The havoc rate from the secondary may be hampered by Miami’s run-heavy offense, but it takes one play to tilt the game heavily. If Funderburk or safety Jordan Favors can intercept a pass in a young player's first start, that could be all the advantage the Mountaineers need.

There will be moments in the game where Miami needs to throw the ball to keep their offense on the field. They might decide third-and-eight is running down and punt on fourth-and-two, or they could see what Hesson can do with Larvadain, Cade McNamara and Joe Wilkins running routes. If Miami can find a way to force App State to respect the pass, I like what that could do for their running game.

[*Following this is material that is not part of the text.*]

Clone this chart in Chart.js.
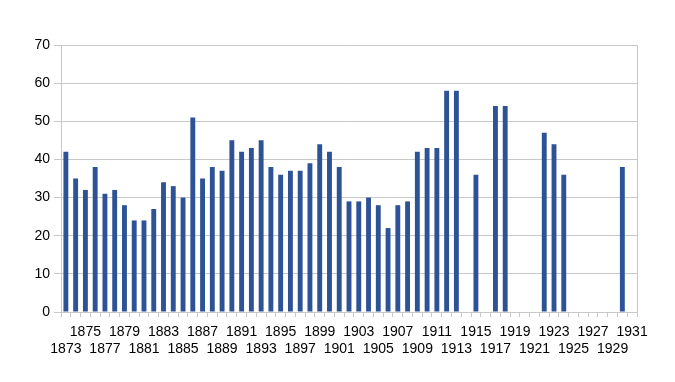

When App State has the ball:

COLLEGE FOOTBALL: OCT 10 Coastal Carolina at Appalachian State Photo by David Jensen/Icon Sportswire via Getty Images

Miami has an incredible defense, but there isn’t a passing attack in the MAC that can touch what App State does. If we look at the conference-only passing stats, Ohio leads the MAC with 226 passing yards per game. App State leads the Sun Belt with 295 passing yards per game. Their 24 passing touchdowns are significantly more than Toledo’s MAC-leading 15. That split of the stats does leave out their tougher opponents and a portion of the year when the Mountaineers were struggling. I believe that they are more likely to play like they did in their final five games of the regular season than at the start.

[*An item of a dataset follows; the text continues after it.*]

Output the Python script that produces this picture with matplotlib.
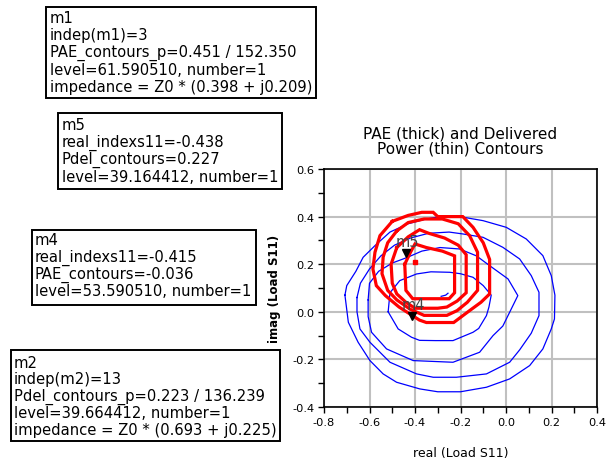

It’s no surprise that Joey Aguilar is the Sun Belt Newcomer of the Year in 2023 after transferring in from Diablo Valley Community College. He’s thrown for 3,546 yards, 33 touchdowns and nine interceptions. He spreads the ball around and six players have at least 20 catches this year. His top target is Kaedin Robinson, who has nearly 60 receptions and ten touchdowns.

Nate Noel led the Mountaineers in rushing attempts and yards, but he is in the transfer portal. Backup Kanye Roberts was an All-Sun Belt Honorable Mention with a higher yards per rush average than Noel. Two of App State’s wide receivers are in the transfer portal as well, but they have plenty of athletes to keep their offense running how they want to.

On the other side of the ball is the MAC’s Defensive Player of the Year Matt Salopek, who leads a front seven peppered with All-MAC talent. Salopek and defensive lineman Caiden Woullard made the all-MAC first team and linebacker Ty Wise and defensive lineman Brian Ugwu made the All-MAC Second Team. It’s a strong group that keeps the running game under wraps and allows the defensive backs to do their thing.

Yahsyn McKee led the team with three interceptions, but McKee with Michael Dowell and Raion Strider have combined to break up 26 passes. They don’t get burnt and they knock down a ton of passes. Third down and more than six to go is where this defense likes to live and make life difficult for opponents; they get off the field on third down more than 70 percent of the time.

Both units rate highly in passing PPA and success rate. This matchup will depend on who gains the upper hand for the longest in those two stats. I don’t think that App State will be immobilized if their running game isn’t as strong as it normally is, but if Miami creates turnover opportunities on passing plays the Mountaineers might have to win with their defense.


Miami’s offense will depend largely on the day that Rashad Amos and Henry Hesson have. If Rashad is grinding out first down after first down, Miami could be fine. App State will absolutely gear up for the run and force a player making his first career start to beat them. Maybe he’s the best quarterback that Chuck Martin has had at Miami, but he’s third on the depth chart.

App State was held to 23 points in the Sun Belt by Troy, another team built around a solid defense. I expect them to score a few times and challenge Miami in new ways or with better talent, but not blow the doors off. This time, with the offensive challenges their opponent has, that could be enough.